CIR partnered with Bio Resource Consultants to restore 5 acres of habitat on the Santa Clara River near Santa Paula. The project createdand enhanced riparian habitat to increase wildlife diversity, including the southwestern pond turtle. This project was implemented to mitigate the impacts of the City's new waste water treatment facility.

The Nature Conservancy

CIR has treated giant reed (Arundo donax) at three properties on the Santa Clara River owned by the Nature Conservancy (TNC). We continue to work on TNC property in partnership with Coastal Restoration Consultants.

Note the chainsaw in Kevin's hands. Arundo is no ordinary grass.

Conejo Open Space

CIR worked with the Conejo Open Space Foundation to remove invasive plants at various locations in the Conejo Open Space.

Rice Ranch Restoration

CIR worked with ARCADIS US to restore portions of the Rice Ranch area in Orcutt.

Kevin Thompson teaches volunteers how to properly apply organic weed-killer.

Saddle Peak Spanish Broom Eradication

Santa Monnica Mountains NRA

CIR worked in close cooperation with the Santa Monica Mountains Trails Council and the Santa Monica Mountains National Recreation Area to eradicate Spanish broom (Spartium junceum) at Saddle Peak in the National Park.
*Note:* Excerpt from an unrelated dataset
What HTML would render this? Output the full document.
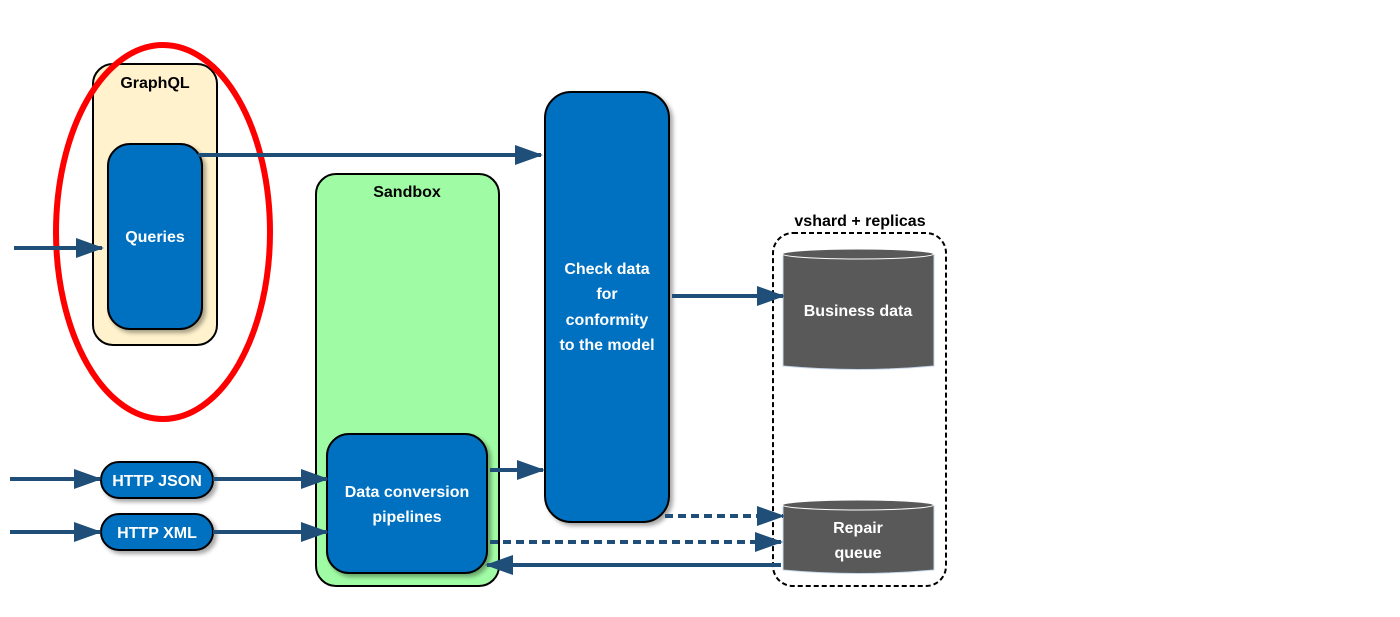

CIR staff trained volunteers in eradication techniques and helped supervise volunteers.

Peck Park Canyon

San Pedro

CIR is helping several agencies to remove non-native vegetation and to plant natives at Peck Park Canyon in San Pedro as part of a larger project. Peck Park Canyon is a 31 acre corridor located within Peck Park. The project includes erosion and sediment control, flood control and water quality improvements through the infiltration of storm water. CIR’s work focuses on high priority locations in the canyon streambed.